AB süreci ilaç olabilir
Türkiye'yi demokrasi konusunda yalpalamaktan koruyacak gelişme AB üyelik sürecinin canlandırılması olurdu. O cenahta da belli ki ne AB ne Türkiye komadaki hastanın ölmemesini sağlamak ötesinde bir kaygı taşımıyor. Avrupa Komisyonu'nun son raporunu da bu bağlamda değerlendirmek gerekir. Komisyon iplerin kopmasından yana değil. Buna karşılık şimdilerde Hırvatistan'a yakın gelecekte de Sırbistan'a üyelik tarihi vermesi sözü edilen AB Türkiye'nin önüne bir hedef koymuyor, Türkiye'nin de buna karşılığı omuz silkmeden ibaret. Muhalefet partilerinin böyle bir derdi olmadığından, kamuoyu bir yanıyla isteksiz bir yanıyla da çaresiz kaldığından iktidar da ipe sürekli un seriyor. Son altı yılın kazanımlarından, özellikle ifade, örgütlenme, basın özgürlükleri ve devletin vatandaşa karşı şiddet uygulaması konularında hızlı bir geriye kayış yaşanıyor.

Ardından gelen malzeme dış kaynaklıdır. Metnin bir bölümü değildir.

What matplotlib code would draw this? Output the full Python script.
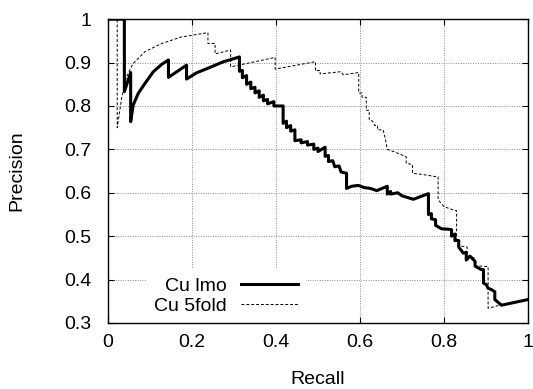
import matplotlib.pyplot as plt

# Cu lmo (solid) - recall / precision
lmo_recall = [0, 0.039, 0.039, 0.054, 0.054, 0.060, 0.072, 0.088, 0.108, 0.128, 0.144, 0.144,
              0.187, 0.187, 0.21, 0.243, 0.275, 0.313, 0.313,
              0.32, 0.32, 0.33, 0.33, 0.34, 0.34, 0.35, 0.35, 0.36, 0.36, 0.37, 0.37, 0.38, 0.38,
              0.395, 0.395, 0.417, 0.417, 0.425, 0.425, 0.435, 0.435, 0.445, 0.445, 0.46, 0.46,
              0.475, 0.475, 0.49, 0.49, 0.50, 0.50, 0.517, 0.517, 0.525, 0.525, 0.535, 0.54,
              0.55, 0.555, 0.568, 0.568, 0.58, 0.596, 0.61, 0.625, 0.64, 0.665, 0.665, 0.673,
              0.673, 0.69, 0.70, 0.727, 0.763, 0.763, 0.77, 0.77, 0.78, 0.78, 0.794, 0.81, 0.818,
              0.818, 0.826, 0.826, 0.835, 0.835, 0.846, 0.853, 0.853, 0.862, 0.874, 0.874, 0.889,
              0.894, 0.894, 0.901, 0.905, 0.913, 0.921, 0.921, 0.937, 1.0]
lmo_prec = [1.0, 1.0, 0.833, 0.877, 0.764, 0.802, 0.829, 0.852, 0.879, 0.896, 0.906, 0.866,
            0.894, 0.862, 0.876, 0.889, 0.902, 0.913, 0.88,
            0.882, 0.865, 0.87, 0.85, 0.855, 0.84, 0.843, 0.83, 0.835, 0.82, 0.825, 0.812, 0.815, 0.805,
            0.81, 0.80, 0.80, 0.76, 0.765, 0.75, 0.755, 0.742, 0.745, 0.72, 0.722, 0.715,
            0.718, 0.71, 0.712, 0.70, 0.703, 0.695, 0.705, 0.684, 0.686, 0.672, 0.674, 0.66,
            0.662, 0.648, 0.645, 0.61, 0.615, 0.617, 0.612, 0.61, 0.605, 0.615, 0.597, 0.603,
            0.597, 0.60, 0.593, 0.585, 0.598, 0.55, 0.552, 0.54, 0.538, 0.525, 0.517, 0.516, 0.515,
            0.50, 0.505, 0.49, 0.49, 0.475, 0.461, 0.463, 0.445, 0.454, 0.442, 0.431, 0.423,
            0.423, 0.392, 0.388, 0.38, 0.377, 0.372, 0.354, 0.341, 0.354]

# Cu 5fold (dashed)
fold_recall = [0, 0.022, 0.022, 0.0325, 0.044, 0.060, 0.088, 0.128, 0.175, 0.238, 0.238, 0.255,
               0.255, 0.292, 0.292, 0.398, 0.398, 0.494, 0.494, 0.505, 0.505, 0.535, 0.555, 0.560,
               0.597, 0.597, 0.605, 0.605, 0.615, 0.615, 0.622, 0.622, 0.630, 0.635, 0.642, 0.642,
               0.655, 0.660, 0.665, 0.68, 0.71, 0.71, 0.725, 0.725, 0.75, 0.782, 0.786, 0.786,
               0.80, 0.827, 0.83, 0.83, 0.842, 0.855, 0.855, 0.872, 0.874, 0.905, 0.905, 0.937, 1.0]
fold_prec = [1.0, 1.0, 0.75, 0.818, 0.867, 0.898, 0.925, 0.944, 0.959, 0.969, 0.944, 0.944,
             0.92, 0.929, 0.89, 0.912, 0.885, 0.902, 0.881, 0.882, 0.874, 0.877, 0.879, 0.872,
             0.877, 0.83, 0.83, 0.82, 0.82, 0.79, 0.79, 0.768, 0.765, 0.755, 0.755, 0.745,
             0.745, 0.726, 0.70, 0.695, 0.683, 0.668, 0.665, 0.645, 0.642, 0.637, 0.637, 0.584,
             0.568, 0.559, 0.559, 0.49, 0.477, 0.475, 0.455, 0.45, 0.432, 0.43, 0.334, 0.342, 0.353]

x_ticks = [0, 0.2, 0.4, 0.6, 0.8, 1]
x_ticklabels = ['0', '0.2', '0.4', '0.6', '0.8', '1']
y_ticks = [0.3, 0.4, 0.5, 0.6, 0.7, 0.8, 0.9, 1]
y_ticklabels = ['0.3', '0.4', '0.5', '0.6', '0.7', '0.8', '0.9', '1']

plt.rcParams['font.family'] = ['Liberation Sans', 'DejaVu Sans']
fs = 14
fig = plt.figure(figsize=(5.33, 3.89), dpi=100)
ax = fig.add_axes([0.2026, 0.1697, 0.788, 0.781])

ax.plot(lmo_recall, lmo_prec, color='black', lw=2.2, label='Cu lmo', zorder=3)
ax.plot(fold_recall, fold_prec, color='black', lw=0.7, dashes=(3, 2), label='Cu 5fold', zorder=3)

ax.set_xlim(0, 1)
ax.set_ylim(0.3, 1)
ax.set_xticks(x_ticks)
ax.set_xticklabels(x_ticklabels)
ax.set_yticks(y_ticks)
ax.set_yticklabels(y_ticklabels)
ax.tick_params(direction='in', length=4, width=0.8, top=True, right=True, labelsize=fs)
ax.tick_params(axis='x', pad=8)
ax.tick_params(axis='y', pad=12)
ax.grid(True, color='#888888', linestyle=(0, (1, 1.5)), linewidth=0.7)
for s in ax.spines.values():
    s.set_linewidth(1.0)

ax.set_xlabel('Recall', fontsize=fs, labelpad=14)
ax.set_ylabel('Precision', fontsize=fs, labelpad=28)

leg = ax.legend(loc='lower right', bbox_to_anchor=(0.47, 0.0), borderaxespad=0,
                markerfirst=False, fontsize=fs,
                handlelength=2.9, handletextpad=0.75, labelspacing=0.15, borderpad=0.4,
                frameon=True, fancybox=False, edgecolor='white', facecolor='white', framealpha=1)
leg.set_zorder(2)

fig.savefig('out.png', dpi=100)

Türkiye'nin Batı sistemi içinde kalma arzusunun sürdüğü hem hükümet hem de Silahlı Kuvvetler tarafından tekrarlandığına göre bunun demokraside geriye kayma gerçeğiyle nasıl bağdaşacağı sorusu ön plana çıkıyor. Burada Ankara'nın son bir buçuk yıl içinde Washington ile ilişkilerinde yaşanan yakınlaşmaya göz atmak gerekir. Belli ki hükümet Türkiye'nin stratejik öneminin artmasına güvenerek demokratikleşme konusunda üzerinde baskı olmayacağını hesaplıyor. ABD ile stratejik ilişkiyi derinleştirerek Soğuk savaş döneminde olduğu gibi kifayetsiz bir demokrasiyle işleri götürebileceğine inanıyor. Bu hesabın tutup tutmayacağı yeni Amerikan hükümetinin dünya ile ilişkisinde demokrasi, insan hakları ve hukukun üstünlüğünü ne ölçüde siyasetinin merkezine yerleştireceğiyle anlaşılacaktır.